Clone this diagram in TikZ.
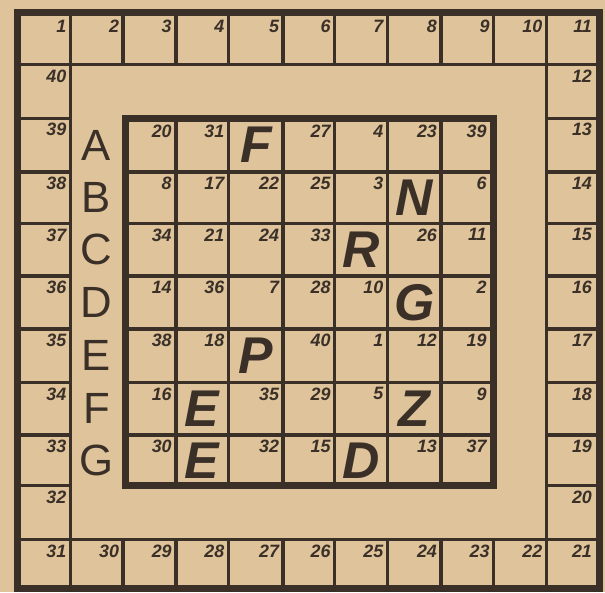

...

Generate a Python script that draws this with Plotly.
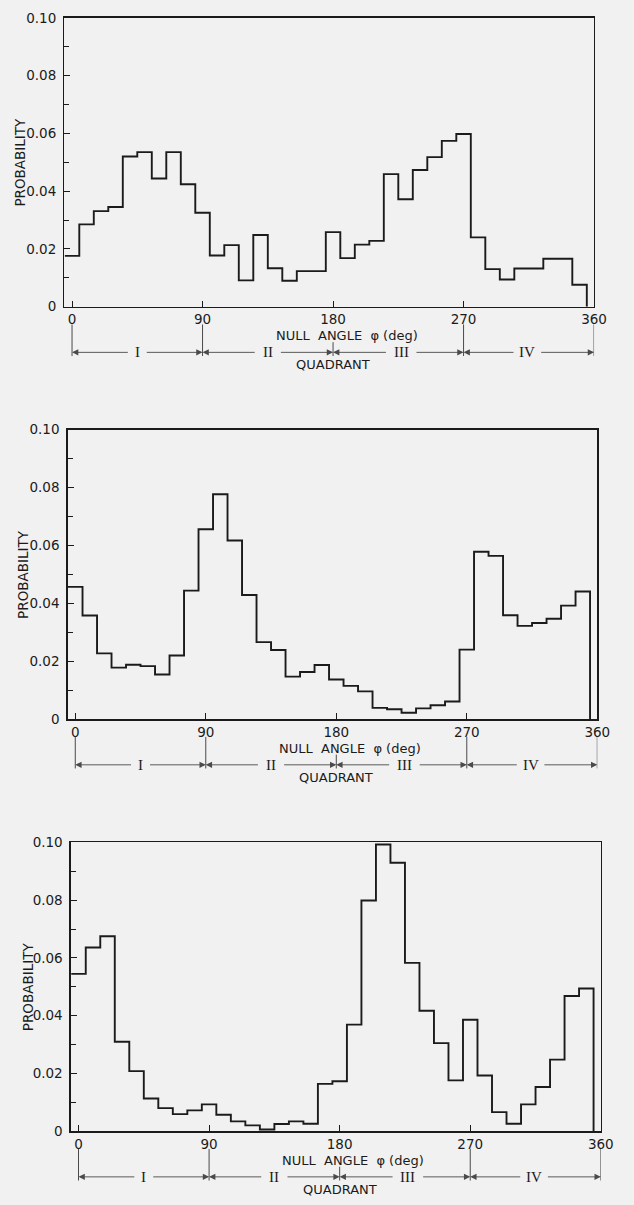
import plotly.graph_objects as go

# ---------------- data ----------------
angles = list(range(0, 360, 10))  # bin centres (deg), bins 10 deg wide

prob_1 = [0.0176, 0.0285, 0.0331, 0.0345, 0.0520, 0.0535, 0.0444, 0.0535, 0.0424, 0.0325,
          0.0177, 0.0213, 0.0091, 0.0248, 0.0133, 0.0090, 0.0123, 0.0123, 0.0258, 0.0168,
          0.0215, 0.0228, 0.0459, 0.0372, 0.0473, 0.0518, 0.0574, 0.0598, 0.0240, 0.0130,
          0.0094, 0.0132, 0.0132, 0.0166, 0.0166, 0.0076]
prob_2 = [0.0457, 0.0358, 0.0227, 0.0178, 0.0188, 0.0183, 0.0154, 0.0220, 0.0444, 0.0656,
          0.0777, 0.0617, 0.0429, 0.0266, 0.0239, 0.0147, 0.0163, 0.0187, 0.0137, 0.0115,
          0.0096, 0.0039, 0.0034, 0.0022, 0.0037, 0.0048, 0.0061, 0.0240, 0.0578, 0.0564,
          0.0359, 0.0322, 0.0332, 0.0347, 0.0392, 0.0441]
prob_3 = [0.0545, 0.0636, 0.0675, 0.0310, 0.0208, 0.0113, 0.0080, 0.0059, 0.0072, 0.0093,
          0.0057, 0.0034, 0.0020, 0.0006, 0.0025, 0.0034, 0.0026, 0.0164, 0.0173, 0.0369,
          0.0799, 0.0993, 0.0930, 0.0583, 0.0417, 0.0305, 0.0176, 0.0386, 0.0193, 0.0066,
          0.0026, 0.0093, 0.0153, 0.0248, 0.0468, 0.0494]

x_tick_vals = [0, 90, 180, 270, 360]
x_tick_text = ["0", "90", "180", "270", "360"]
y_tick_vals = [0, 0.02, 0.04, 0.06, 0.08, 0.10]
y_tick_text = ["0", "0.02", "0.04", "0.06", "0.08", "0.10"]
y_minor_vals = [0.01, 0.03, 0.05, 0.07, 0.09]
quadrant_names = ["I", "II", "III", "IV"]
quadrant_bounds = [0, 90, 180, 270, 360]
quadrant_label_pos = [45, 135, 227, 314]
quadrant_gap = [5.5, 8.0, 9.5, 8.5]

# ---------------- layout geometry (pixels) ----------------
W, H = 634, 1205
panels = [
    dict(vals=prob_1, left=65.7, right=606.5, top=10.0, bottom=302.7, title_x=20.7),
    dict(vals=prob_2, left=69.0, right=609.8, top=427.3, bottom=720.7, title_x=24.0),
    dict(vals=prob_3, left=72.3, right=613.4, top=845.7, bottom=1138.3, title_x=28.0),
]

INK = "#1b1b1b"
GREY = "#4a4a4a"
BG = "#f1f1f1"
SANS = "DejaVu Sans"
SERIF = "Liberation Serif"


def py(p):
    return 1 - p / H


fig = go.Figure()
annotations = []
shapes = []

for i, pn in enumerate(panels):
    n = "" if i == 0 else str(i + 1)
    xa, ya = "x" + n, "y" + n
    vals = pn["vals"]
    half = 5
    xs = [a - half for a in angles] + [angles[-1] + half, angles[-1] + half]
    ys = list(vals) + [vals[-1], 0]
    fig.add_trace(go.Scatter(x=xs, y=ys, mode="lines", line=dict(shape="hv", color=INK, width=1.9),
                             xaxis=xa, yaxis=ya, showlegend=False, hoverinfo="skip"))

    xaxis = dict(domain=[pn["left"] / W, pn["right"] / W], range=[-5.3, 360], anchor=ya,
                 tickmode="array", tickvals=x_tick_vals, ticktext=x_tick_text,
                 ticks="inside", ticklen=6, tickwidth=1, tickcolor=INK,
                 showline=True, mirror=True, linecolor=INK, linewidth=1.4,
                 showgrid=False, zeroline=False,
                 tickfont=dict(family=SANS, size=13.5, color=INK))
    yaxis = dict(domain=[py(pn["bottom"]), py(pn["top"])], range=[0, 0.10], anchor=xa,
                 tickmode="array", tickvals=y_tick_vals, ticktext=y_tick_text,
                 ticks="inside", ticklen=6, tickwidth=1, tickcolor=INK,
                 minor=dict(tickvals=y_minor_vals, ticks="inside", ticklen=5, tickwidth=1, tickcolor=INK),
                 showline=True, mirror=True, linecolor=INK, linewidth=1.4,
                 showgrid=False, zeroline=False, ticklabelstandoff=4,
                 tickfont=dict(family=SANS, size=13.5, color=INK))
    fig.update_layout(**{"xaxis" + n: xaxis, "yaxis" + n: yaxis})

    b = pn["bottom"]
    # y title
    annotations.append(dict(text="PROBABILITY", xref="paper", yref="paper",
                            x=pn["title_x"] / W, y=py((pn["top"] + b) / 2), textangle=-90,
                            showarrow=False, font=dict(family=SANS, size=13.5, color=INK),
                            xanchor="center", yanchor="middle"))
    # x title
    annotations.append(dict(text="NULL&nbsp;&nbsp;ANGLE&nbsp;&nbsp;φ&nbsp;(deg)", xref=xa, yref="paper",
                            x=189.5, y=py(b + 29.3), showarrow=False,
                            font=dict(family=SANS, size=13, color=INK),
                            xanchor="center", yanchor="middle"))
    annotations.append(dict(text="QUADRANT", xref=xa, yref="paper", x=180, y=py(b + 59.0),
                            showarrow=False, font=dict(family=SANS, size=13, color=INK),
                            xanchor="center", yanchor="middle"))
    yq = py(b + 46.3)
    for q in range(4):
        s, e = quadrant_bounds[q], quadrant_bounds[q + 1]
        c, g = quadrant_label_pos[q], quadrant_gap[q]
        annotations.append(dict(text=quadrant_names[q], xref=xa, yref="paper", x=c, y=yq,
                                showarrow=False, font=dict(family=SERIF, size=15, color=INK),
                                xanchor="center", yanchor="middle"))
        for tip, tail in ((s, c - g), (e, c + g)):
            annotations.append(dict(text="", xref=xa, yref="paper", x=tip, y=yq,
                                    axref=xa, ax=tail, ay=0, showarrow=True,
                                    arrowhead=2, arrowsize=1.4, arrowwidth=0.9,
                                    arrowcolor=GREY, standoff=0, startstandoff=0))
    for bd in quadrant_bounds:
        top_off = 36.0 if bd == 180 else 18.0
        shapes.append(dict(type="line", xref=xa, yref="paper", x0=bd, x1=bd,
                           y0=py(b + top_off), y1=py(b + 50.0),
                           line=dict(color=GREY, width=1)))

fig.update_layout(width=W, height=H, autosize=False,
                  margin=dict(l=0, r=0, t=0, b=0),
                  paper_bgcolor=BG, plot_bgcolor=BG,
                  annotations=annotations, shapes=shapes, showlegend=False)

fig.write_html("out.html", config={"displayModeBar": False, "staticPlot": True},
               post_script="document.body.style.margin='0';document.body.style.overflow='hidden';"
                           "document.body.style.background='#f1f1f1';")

> [WRITTEN EXERCISE]: Keep to the stretch from the line containing "Generate a Python" through the line containing "angles = list(range(0, 360, 10))", both ends included, and copy it exactly from the listing above, minus the pictures.

> [REPLY]:
Generate a Python script that draws this with Plotly.
import plotly.graph_objects as go

# ---------------- data ----------------
angles = list(range(0, 360, 10))  # bin centres (deg), bins 10 deg wide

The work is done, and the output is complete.